En tiempos de Jesús a las mujeres que cometían adulterio se les daba muerte apedreándolas. Y sucedió el caso de una mujer adúltera, llevada hasta donde se encontraba Jesús, con la intención de “ponerle (a Jesús) una trampa y poder acusarlo” (Jn 8, 1-11).
Si ordenaba apedrearla, ¿dónde quedaban el perdón y la misericordia? Y si no estaba de acuerdo en el castigo mortal, ¿dónde quedaba el cumplimiento de la Ley?
Pero Jesús, con su Sabiduría infinita por ser Dios, no hace ni una cosa, ni la otra, sino todo lo contrario. Comienza a escribir sobre el polvo del suelo. Y les responde: “Aquél de ustedes que no tenga pecado, que le tire la primera piedra”. Luego siguió escribiendo en el suelo. Poco a poco, uno tras otro comenzaron a escabullirse.
¿Cuál sería esa escritura misteriosa que Jesús hacía sobre el polvo? Algunos piensan que escribía los pecados de los acusadores.

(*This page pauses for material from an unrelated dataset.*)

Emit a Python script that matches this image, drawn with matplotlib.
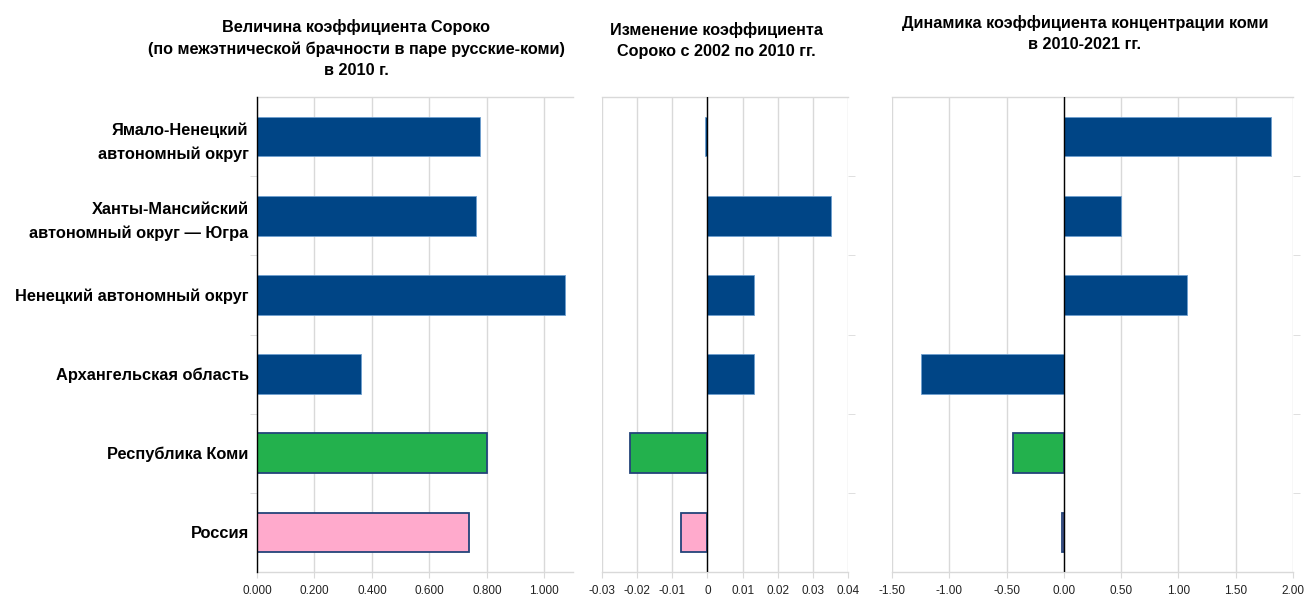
import matplotlib
matplotlib.use("Agg")
import matplotlib.pyplot as plt
from matplotlib.ticker import FixedLocator, FuncFormatter

plt.rcParams['font.family'] = ['Liberation Sans', 'DejaVu Sans']

# Regions, top to bottom
regions = [
    "Ямало-Ненецкий\nавтономный округ",
    "Ханты-Мансийский\nавтономный округ — Югра",
    "Ненецкий автономный округ",
    "Архангельская область",
    "Республика Коми",
    "Россия",
]

# Soroko coefficient (inter-ethnic marriages Russian–Komi), 2010
soroko_2010 = [0.776, 0.762, 1.072, 0.362, 0.802, 0.737]
# Change of the Soroko coefficient, 2002 -> 2010
soroko_change = [-0.0008, 0.0353, 0.0132, 0.0132, -0.0219, -0.0076]
# Dynamics of the Komi concentration coefficient, 2010-2021
komi_conc = [1.811, 0.501, 1.079, -1.251, -0.443, -0.020]

titles = [
    "Величина коэффициента Сороко\n(по межэтнической брачности в паре русские-коми)\nв 2010 г.",
    "Изменение коэффициента\nСороко с 2002 по 2010 гг.",
    "Динамика коэффициента концентрации коми\nв 2010-2021 гг.",
]

NAVY = "#004586"
NAVY_EDGE = "#6e9fd0"
GREEN = "#23b14d"
PINK = "#ffaacc"
DARK_EDGE = "#24447a"
GRID = "#d9d9d9"

fills = [NAVY, NAVY, NAVY, NAVY, GREEN, PINK]
edges = [NAVY_EDGE, NAVY_EDGE, NAVY_EDGE, NAVY_EDGE, DARK_EDGE, DARK_EDGE]
widths = [0.6, 0.6, 0.6, 0.6, 1.3, 1.3]

W, H = 1306, 594
fig = plt.figure(figsize=(W / 100, H / 100), dpi=100)

top, bottom = 97, 572
boxes = [(257, 573), (602, 848), (892, 1293)]
xlims = [(0, 1.1), (-0.03, 0.04), (-1.5, 2.0)]
xticks = [
    [0, 0.2, 0.4, 0.6, 0.8, 1.0],
    [-0.03, -0.02, -0.01, 0, 0.01, 0.02, 0.03, 0.04],
    [-1.5, -1.0, -0.5, 0, 0.5, 1.0, 1.5, 2.0],
]


def fmt1(v, _):
    return f"{v:.3f}".replace(".", ",")


def fmt2(v, _):
    if abs(v) < 1e-12:
        return "0"
    return f"{v:.2f}"


def fmt3(v, _):
    if abs(v) < 1e-12:
        v = 0.0
    return f"{v:.2f}"


formatters = [fmt1, fmt2, fmt3]
series = [soroko_2010, soroko_change, komi_conc]
title_x = [356, 716, 1085]
title_y = [19, 22, 15]

n = len(regions)
ypos = list(range(n))

for k in range(3):
    x0, x1 = boxes[k]
    ax = fig.add_axes([x0 / W, 1 - bottom / H, (x1 - x0) / W, (bottom - top) / H])
    ax.barh(ypos, series[k], height=0.5, color=fills, edgecolor=edges,
            linewidth=widths, zorder=3)
    ax.set_xlim(*xlims[k])
    ax.set_ylim(n - 0.5, -0.5)
    ax.set_xticks(xticks[k])
    ax.xaxis.set_major_formatter(FuncFormatter(formatters[k]))
    ax.tick_params(axis='x', length=4, color=GRID, labelsize=8.5, pad=5,
                   labelcolor="#222222")
    ax.grid(axis='x', color=GRID, linewidth=1.0, zorder=0)
    for s in ("top", "bottom"):
        ax.spines[s].set_color(GRID)
        ax.spines[s].set_linewidth(1.0)
    ax.spines["right"].set_visible(False)

    # category boundaries
    ax.yaxis.set_minor_locator(FixedLocator([i + 0.5 for i in range(n - 1)]))
    if k == 0:
        ax.spines["left"].set_color("black")
        ax.spines["left"].set_linewidth(1.0)
        ax.spines["left"].set_zorder(4)
        ax.set_yticks(ypos)
        ax.set_yticklabels(regions, fontsize=11.8, fontweight="bold",
                           linespacing=1.7)
        ax.tick_params(axis='y', which='major', length=0, pad=6)
        ax.tick_params(axis='y', which='minor', length=5, color=GRID,
                       direction='out', left=True)
    else:
        ax.spines["left"].set_visible(False)
        ax.set_yticks([])
        ax.tick_params(axis='y', which='minor', length=5, color=GRID,
                       direction='out', left=False, right=True)
        ax.axvline(0, color="black", linewidth=1.0, zorder=4)

    fig.text(title_x[k] / W, 1 - title_y[k] / H, titles[k], ha="center",
             va="top", fontsize=11.7, fontweight="bold", linespacing=1.5)

fig.savefig("out.png", dpi=100, facecolor="white")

Por supuesto, no les quedó más remedio que escabullirse.
Jesús propone algo absolutamente nuevo no contemplado por la Ley: sólo el que esté libre de pecado puede lanzar piedras. ¿Y quién es el único libre de pecado? Solamente Él.
Entonces se quedan solos la pecadora y Jesús. Ella no se excusa, se sabe culpable, está de pie frente a Él. Jesús vuelve a levantarse y le pregunta: “¿Dónde están los que te acusaban? ¿Nadie te ha condenado? … Tampoco Yo te condeno. Él, que sí hubiera podido tirar la primera piedra, no la condena, la perdona.

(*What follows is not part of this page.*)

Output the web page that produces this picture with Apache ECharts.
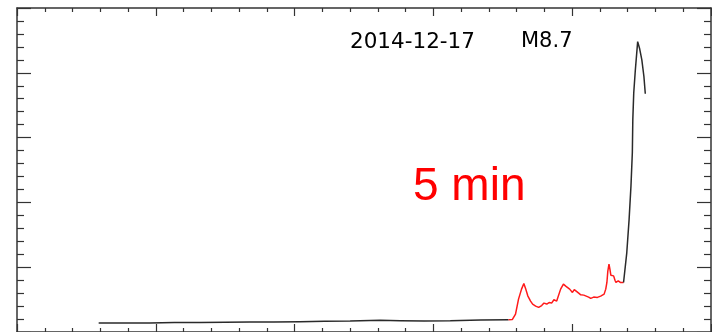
<!DOCTYPE html>
<html>
<head>
<meta charset="utf-8">
<script src="https://cdn.jsdelivr.net/npm/echarts@6/dist/echarts.min.js"></script>
<style>html,body{margin:0;padding:0;background:#fff}#c{width:712px;height:332px}</style>
</head>
<body>
<div id="c"></div>
<script>
// time in minutes (arbitrary origin), flux in arbitrary units
const preTime  = [35.3, 46, 57.4, 68, 79.1, 90, 100.7, 111, 122.4, 133, 144.0, 157.0, 165.7, 176, 187.3, 200.4, 212.5];
const preFlux  = [0.28, 0.28, 0.28, 0.29, 0.29, 0.30, 0.31, 0.31, 0.32, 0.33, 0.34, 0.36, 0.35, 0.34, 0.35, 0.37, 0.38];
const redTime  = [212.5, 214.1, 215.5, 216.8, 218.1, 219.1, 219.8, 220.8, 222.0, 222.9, 224.2, 225.5, 226.8, 227.8, 229.0, 230.0, 231.1, 232.1, 233.3, 234.1, 235.0, 236.2, 237.2, 237.9, 238.9, 240.1, 240.9, 241.5, 242.8, 243.7, 245.0, 245.8, 247.1, 248.0, 249.3, 250.9, 252.3, 253.8, 254.5, 255.0, 255.4, 255.9, 256.3, 256.7, 257.9, 258.5, 258.9, 259.9, 260.8, 262.2];
const redFlux  = [0.378, 0.385, 0.554, 1.015, 1.323, 1.498, 1.354, 1.117, 0.954, 0.862, 0.800, 0.760, 0.815, 0.892, 0.862, 0.908, 0.892, 0.994, 0.954, 0.969, 1.323, 1.477, 1.415, 1.425, 1.323, 1.222, 1.308, 1.271, 1.200, 1.148, 1.138, 1.117, 1.077, 1.037, 1.077, 1.068, 1.108, 1.169, 1.323, 1.529, 1.877, 2.092, 1.938, 1.754, 1.732, 1.600, 1.529, 1.578, 1.529, 1.529];
const postTime = [262.2, 262.8, 263.6, 264.6, 265.4, 266.0, 266.2, 266.6, 267.3, 268.3, 268.7, 269.1, 270.1, 271.0, 271.6];
const postFlux = [1.529, 1.477, 2.452, 3.477, 4.502, 5.538, 6.554, 7.375, 8.092, 8.963, 9.015, 8.760, 8.400, 7.886, 7.354];
const xMin = 0, xMax = 300, xStep = 60;
const yMin = 0, yMax = 10, yStep = 2;
const dateLabel = '2014-12-17';
const classLabel = 'M8.7';
const cadenceLabel = '5 min';

const zip = (a, b) => a.map((v, i) => [v, b[i]]);
const axisColor = '#333';
function xAx(pos) {
  return {
    type: 'value', position: pos, min: xMin, max: xMax, interval: xStep,
    axisLine: { show: true, onZero: false, lineStyle: { color: axisColor, width: 1.5 } },
    axisTick: { show: true, inside: true, length: 8, lineStyle: { color: axisColor, width: 1.2 } },
    minorTick: { show: true, splitNumber: 5, length: 4, lineStyle: { color: axisColor, width: 1.2 } },
    axisLabel: { show: false }, splitLine: { show: false }, minorSplitLine: { show: false }
  };
}
function yAx(pos) {
  return {
    type: 'value', position: pos, min: yMin, max: yMax, interval: yStep,
    axisLine: { show: true, onZero: false, lineStyle: { color: axisColor, width: 1.5 } },
    axisTick: { show: true, inside: true, length: 14, lineStyle: { color: axisColor, width: 1.2 } },
    minorTick: { show: true, splitNumber: 5, length: 7, lineStyle: { color: axisColor, width: 1.2 } },
    axisLabel: { show: false }, splitLine: { show: false }, minorSplitLine: { show: false }
  };
}
const chart = echarts.init(document.getElementById('c'), null, { renderer: 'canvas' });
const lineCommon = { type: 'line', showSymbol: false, symbol: 'none', animation: false, xAxisIndex: 0, yAxisIndex: 0 };
chart.setOption({
  animation: false,
  backgroundColor: '#fff',
  grid: { left: 17, top: 8, width: 694, height: 326, containLabel: false },
  xAxis: [xAx('bottom'), xAx('top')],
  yAxis: [yAx('left'), yAx('right')],
  series: [
    Object.assign({}, lineCommon, { name: 'pre', data: zip(preTime, preFlux), lineStyle: { color: '#2a2a2a', width: 1.5 } }),
    Object.assign({}, lineCommon, { name: 'red', data: zip(redTime, redFlux), lineStyle: { color: '#ff1a1a', width: 1.5 } }),
    Object.assign({}, lineCommon, { name: 'post', data: zip(postTime, postFlux), lineStyle: { color: '#2a2a2a', width: 1.5 } })
  ],
  graphic: [
    { type: 'text', left: 350, top: 31, style: { text: dateLabel, fontFamily: 'DejaVu Sans', fontSize: 21.5, fill: '#000' } },
    { type: 'text', left: 521, top: 31, style: { text: classLabel, fontFamily: 'DejaVu Sans', fontSize: 21, fill: '#000' } },
    { type: 'text', left: 413, top: 164, style: { text: cadenceLabel, fontFamily: 'Liberation Sans', fontSize: 46, fill: '#ff0000' } }
  ]
});
</script>
</body>
</html>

Pero ¡ojo! Jesús no la apoya en su pecado. Muy al contrario: le ordena que no peque más: “Vete y no vuelvas a pecar”.
Hay muchas enseñanzas en este impactante relato bíblico. Dios conoce todos nuestros pecados, hasta nuestros más escondidos pecados, y sólo espera que estemos a sus pies para perdonarnos y pedirnos que no volvamos a pecar. No importa la gravedad del pecado, Dios lo único que desea es que aceptemos nuestra culpa y que nos arrepintamos. La mujer adúltera no buscó excusarse. ¿Y nosotros? ¿Nos excusamos o nos reconocemos culpables?
Nadie tiene derecho a condenar a nadie. Nadie puede tirar la primera piedra. Todos somos culpables de algo. Reconocer nuestras culpas nos ayuda a no estar pendientes de las de los demás. Y nos ayuda a perdonar.
Dios sí podría acusarnos, pero no lo hace. Él sólo espera que nos arrepintamos y que vayamos a la Confesión para perdonarnos.
Reconocimiento de nuestros pecados -sin excusas- arrepentimiento, intención de no volver a pecar y Confesión es lo único que Dios nos pide.